Vicki Guy

1329 Malvern Ave.

Pittsburgh, Pa. 15217

email:  whveguy46@gmail.com

phone: 412-687-6722


Art Training:


Art Student’s League, New York, N.Y. 

Oil Painting under Isaac Soyer, Avram Soyer and Morton Kaisch


University of New Hampshire  1989-1991

BFA studies (Painting and drawing) with Grant Drumheller, Craig Hood, Carol Aronson; Printmaking with            

         Scott Schnepf


Related activity:


Extensive travel in Europe, Asia, and central America to study art.   Extended stays in Italy to paint.
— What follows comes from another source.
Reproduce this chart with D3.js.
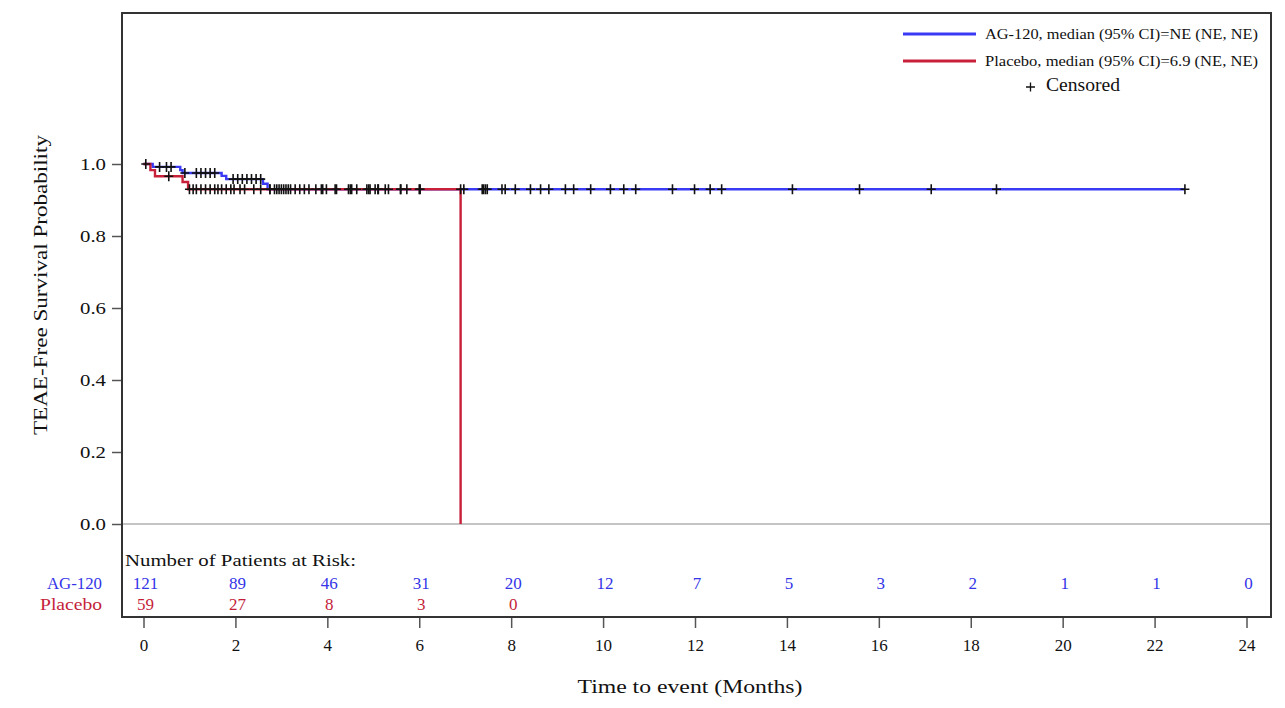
<!DOCTYPE html>
<html lang="en">
<head>
<meta charset="utf-8"/>
<title>TEAE-free survival</title>
<script src="https://d3js.org/d3.v7.min.js"></script>
<style>
  body { margin: 0; background: #fff; }
  text { font-family: "Liberation Serif", "Times New Roman", serif; }
</style>
</head>
<body>
<svg id="chart" width="1285" height="708"></svg>
<script>
// step curves: [time (months), survival]
const agSteps = [[0, 1], [0.2, 0.992], [0.8, 0.983], [0.85, 0.975], [1.7, 0.967], [1.8, 0.958], [2.6, 0.945], [2.7, 0.93], [22.66, 0.93]];
const pbSteps = [[0, 1], [0.15, 0.983], [0.25, 0.966], [0.85, 0.95], [0.97, 0.93], [6.9, 0.93], [6.9, 0]];

// censored times
const agCensored = [0.05, 0.35, 0.5, 0.6, 0.9, 1.15, 1.25, 1.35, 1.45, 1.55, 1.95, 2.05, 2.15, 2.25, 2.35, 2.45, 2.55,
  2.75, 2.85, 2.95, 3.05, 3.15, 3.4, 3.6, 3.87, 3.98, 4.17, 4.46, 4.53, 4.64, 4.86, 4.93, 5.04, 5.11, 5.26, 5.33,
  5.59, 5.73, 6.02, 6.97, 7.37, 7.40, 7.44, 7.48, 7.80, 7.87, 8.09, 8.42, 8.64, 8.82, 9.18, 9.36, 9.73, 10.16,
  10.45, 10.71, 11.51, 11.99, 12.33, 12.58, 14.12, 15.58, 17.14, 18.56, 22.66];
const pbCensored = [0.55, 1.0, 1.08, 1.15, 1.25, 1.35, 1.45, 1.55, 1.62, 1.7, 1.8, 1.9, 1.97, 2.1, 2.2, 2.4, 2.55,
  2.75, 2.9, 3.0, 3.1, 3.2, 3.3, 3.5, 3.75, 3.9, 4.2, 4.5, 4.9, 5.1, 5.6, 6.0, 6.9];

// number at risk
const riskTimes = [0, 2, 4, 6, 8, 10, 12, 14, 16, 18, 20, 22, 24];
const agRisk = [121, 89, 46, 31, 20, 12, 7, 5, 3, 2, 1, 1, 0];
const pbRisk = [59, 27, 8, 3, 0];

const xTicks = [0, 2, 4, 6, 8, 10, 12, 14, 16, 18, 20, 22, 24];
const yTicks = [0, 0.2, 0.4, 0.6, 0.8, 1.0];

const legendLabels = ["AG-120, median (95% CI)=NE (NE, NE)", "Placebo, median (95% CI)=6.9 (NE, NE)"];

const blue = "#3a3af5", red = "#c8203a";
const blueText = "#3434e8", redText = "#c41e3a";

const svg = d3.select("#chart");
const box = {left: 122, top: 13, right: 1271, bottom: 617};

const x = d3.scaleLinear().domain([0, 24]).range([143.5, 1246.5]);
const y = d3.scaleLinear().domain([0, 1]).range([524, 164]);

// the original font is wider than Times, so stretch longer labels to its widths
function stretch(sel, w) {
  sel.attr("textLength", w).attr("lengthAdjust", "spacingAndGlyphs");
  return sel;
}

// zero reference line
svg.append("line")
  .attr("x1", box.left).attr("x2", box.right)
  .attr("y1", y(0)).attr("y2", y(0))
  .attr("stroke", "#c4c4c4").attr("stroke-width", 2);

// curves
const line = d3.line().x(d => x(d[0])).y(d => y(d[1])).curve(d3.curveStepAfter);
svg.append("path").datum(agSteps).attr("d", line)
  .attr("fill", "none").attr("stroke", blue).attr("stroke-width", 2.4);
svg.append("path").datum(pbSteps).attr("d", line)
  .attr("fill", "none").attr("stroke", red).attr("stroke-width", 2.4);

// survival lookup for censor marks
function survAt(steps, t) {
  let s = steps[0][1];
  for (const [tt, v] of steps) { if (tt <= t && v > 0) s = v; }
  return s;
}

function crosses(times, steps) {
  const g = svg.append("g").attr("stroke", "#111").attr("stroke-width", 1.6);
  g.selectAll("path").data(times).enter().append("path")
    .attr("d", t => {
      const cx = x(t), cy = y(survAt(steps, t));
      return `M${cx - 4.5},${cy}H${cx + 4.5}M${cx},${cy - 5}V${cy + 5}`;
    });
}
crosses(pbCensored, pbSteps);
crosses(agCensored, agSteps);

// frame
svg.append("rect")
  .attr("x", box.left).attr("y", box.top)
  .attr("width", box.right - box.left).attr("height", box.bottom - box.top)
  .attr("fill", "none").attr("stroke", "#333").attr("stroke-width", 2);

// y axis
const yAxis = svg.append("g").attr("transform", `translate(${box.left - 1},0)`)
  .call(d3.axisLeft(y).tickValues(yTicks).tickFormat(d3.format(".1f")).tickSize(9).tickPadding(6));
yAxis.select(".domain").remove();
yAxis.selectAll(".tick line").attr("stroke", "#555").attr("stroke-width", 1.5);
yAxis.selectAll(".tick text").attr("font-size", 17).attr("fill", "#111")
  .style("font-family", '"Liberation Serif", serif')
  .attr("textLength", 26).attr("lengthAdjust", "spacingAndGlyphs");

// x axis
const xAxis = svg.append("g").attr("transform", `translate(0,${box.bottom + 1})`)
  .call(d3.axisBottom(x).tickValues(xTicks).tickSize(10).tickPadding(11));
xAxis.select(".domain").remove();
xAxis.selectAll(".tick line").attr("stroke", "#555").attr("stroke-width", 1.5);
xAxis.selectAll(".tick text").attr("font-size", 17).attr("fill", "#111")
  .style("font-family", '"Liberation Serif", serif');

// axis titles
stretch(svg.append("text").attr("x", 690).attr("y", 693)
  .attr("text-anchor", "middle").attr("font-size", 19).attr("fill", "#111")
  .text("Time to event (Months)"), 225);
stretch(svg.append("text").attr("transform", "translate(47,285)rotate(-90)")
  .attr("text-anchor", "middle").attr("font-size", 19).attr("fill", "#111")
  .text("TEAE-Free Survival Probability"), 300);

// risk table
stretch(svg.append("text").attr("x", 125).attr("y", 566).attr("font-size", 16.5).attr("fill", "#111")
  .text("Number of Patients at Risk:"), 231);
stretch(svg.append("text").attr("x", 102).attr("y", 589).attr("text-anchor", "end")
  .attr("font-size", 16).attr("fill", blueText).text("AG-120"), 55);
stretch(svg.append("text").attr("x", 102).attr("y", 610).attr("text-anchor", "end")
  .attr("font-size", 16).attr("fill", redText).text("Placebo"), 62);
svg.append("g").selectAll("text").data(agRisk).enter().append("text")
  .attr("x", (d, i) => x(riskTimes[i]) + 2).attr("y", 589).attr("text-anchor", "middle")
  .attr("font-size", 17).attr("fill", blueText).text(d => d);
svg.append("g").selectAll("text").data(pbRisk).enter().append("text")
  .attr("x", (d, i) => x(riskTimes[i]) + 2).attr("y", 610).attr("text-anchor", "middle")
  .attr("font-size", 17).attr("fill", redText).text(d => d);

// legend
const legend = svg.append("g");
[blue, red].forEach((c, i) => {
  const ly = 34 + i * 27;
  legend.append("line").attr("x1", 903).attr("x2", 976).attr("y1", ly).attr("y2", ly)
    .attr("stroke", c).attr("stroke-width", 3);
  stretch(legend.append("text").attr("x", 985).attr("y", ly + 5).attr("font-size", 15).attr("fill", "#111")
    .text(legendLabels[i]), 273);
});
legend.append("path").attr("d", "M1026,87H1035M1030.5,82.5V91.5").attr("stroke", "#111").attr("stroke-width", 1.3);
stretch(legend.append("text").attr("x", 1046).attr("y", 91).attr("font-size", 18).attr("fill", "#111").text("Censored"), 74);
</script>
</body>
</html>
Shows, Galleries and Exhibits:


1988  Franconia, N.H. One person show at the Robert Frost Place.

1989 Concord, N.H.  One person show at the Concord Banking Center

1990 Durham, N.H.  Painting selected for permanent display in  UNHStudent Center

1997 Pittsburgh, Pa.  One person show at the Mendelson Gallery

2001-2  Sewickley, Pa,  Bird-inHand Gallery

2003 Cape May, N.J.  One person show at the Chalfonte Gallery

2001-2006: Tramonte, Italy:  ceiling paintings commissioned for a Palladian style Villa (Villa delle Rose)

2006-8 Millvale, Pa.   Panza Gallery


Memberships:

         Associated Artists of Pittsburgh


Artist’s Statement


Until recently I have had to combine my art with my “day job” (actually night job) of working as an emergency physician.   The two professions  have a lot in common, in that the observational power that helps when seeing patients (Is that skin color a little gray?) is not unlike what helps me apply color to canvas.  Ditto for the anatomical knowledge that helps when I draw or paint the human figure.  Beyond the mechanics of observing details and knowing anatomy,  medicine is often as much art as science.  If I made  correct diagnoses  and didn’t understand the real concerns of the patients, I failed to help them.  Similarly, if I paint something and don’t make it true to the essence of the subject in a way that opens the eyes of the viewer to what I myself see, I have missed the mark. 


I am often struck by a subject in an instant -- there is a sort of click inside me --  and then spend a long time, sometimes months, trying to capture that  instantaneous impression on canvas. Sometimes I don’t even know why I have chosen the subject  until I am in the process of exploring its significance for me as I paint. 


Because I have happily left behind the stressful grind of the emergency room,  I find myself chosing new, less peaceful subjects to paint.   I am more interested in the human figure, by means of which I can explore my past,  and through it the psychological and spiritual mysteries of human life.    Perhaps new  subjects will arise out of my medical experience, perhaps not.    My art is a work in progress at the moment.